John's Day. Before the Masters enter, the workers of the city enter with party dresses
as is classic in the opera, but seem transported from the middle ages and not
to that time when Holten put the action on. The dances are tame, though Holten
puts the people applauding (which disturbs the musical hearing), and the
entrance of the Masters is also not excellent ... A set of 6 trumpets in the
middle of the amphitheater of the opera house almost deafens those sitting
there and prevents the hearing of the
orchestra. Only one detail is appropriate - Sachs arises from the middle of the
people, not from the door from which the other Masters enter (Sachs association
with the people is perceived as the wisest, most experienced master of life).

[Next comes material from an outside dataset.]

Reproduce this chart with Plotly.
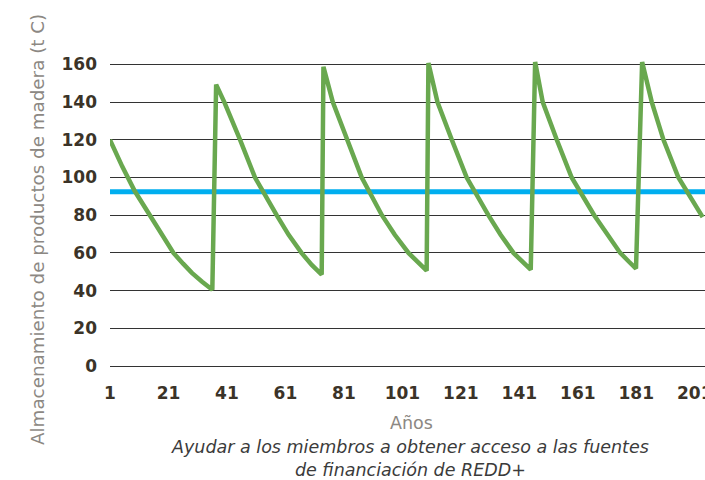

In short, a staging that does justice to the expression "Eurotrash"!
But if what
was seen was to forget, the opposite happened to what was heard.
Antonio Pappano directed the Orchestra with great quality,
offering the nuances all that are expected in the dramatic and comical parts,
but occasionally he was a little faster, losing the solemnity of those moments.
Concerning
the singers the interpretations were very homogeneous and of very high quality.
Welsh tenor
Gwyn Hughes Jones played Walter von
Stolzing superlatively. The voice has a beautiful timbre, always on tune and
audible over the orchestra. On stage he was also very convincing. Fantastic.
American
soprano Rachel Willis-Sorensen was
an expressive well audible Eva, although here and there to rub stridency.
Polish
soprano Hanna Hipp was a remarkable Magdalene,
scenic and vocally.
Another
great performer was British tenor Allan
Clayton as David. The voice has a nice timbre and is agile and always
audible in a very pleasant way.
German
baritone Johannes Martin Kränzle
made an outstanding Sixtus Beckmesser both in vocal and scenic performance and
was sublime in the last act.
Fritz
Kothner was superbly played by the Austrian baritone Sebastian Holecek. A very powerful, deep voice of beautiful timbre
was, for me, the best singer of the night.
Danish bass
Stephen Milling was a convincing
Veit Pogner.
I leave to
the end the cobbler Hans Sach that was interpreted by the welsh bass baritone Bryn Terfel, the most sound name of the
cast. He did very well in the first act, less well in the 2nd, where he showed
some minor flaws well disguised by his experience, and also in the first part
of the 3rd act, something seemed not well. And, in fact, so it was. He was
replaced in the second part of the 3rd act by baritone James Rutherford that was a breath of fresh air, interpreting the character
to the highest level.
It was a
pity that the excellent vocal performance of all singers did not succeed in
forgetting this conceptual failure of the staging.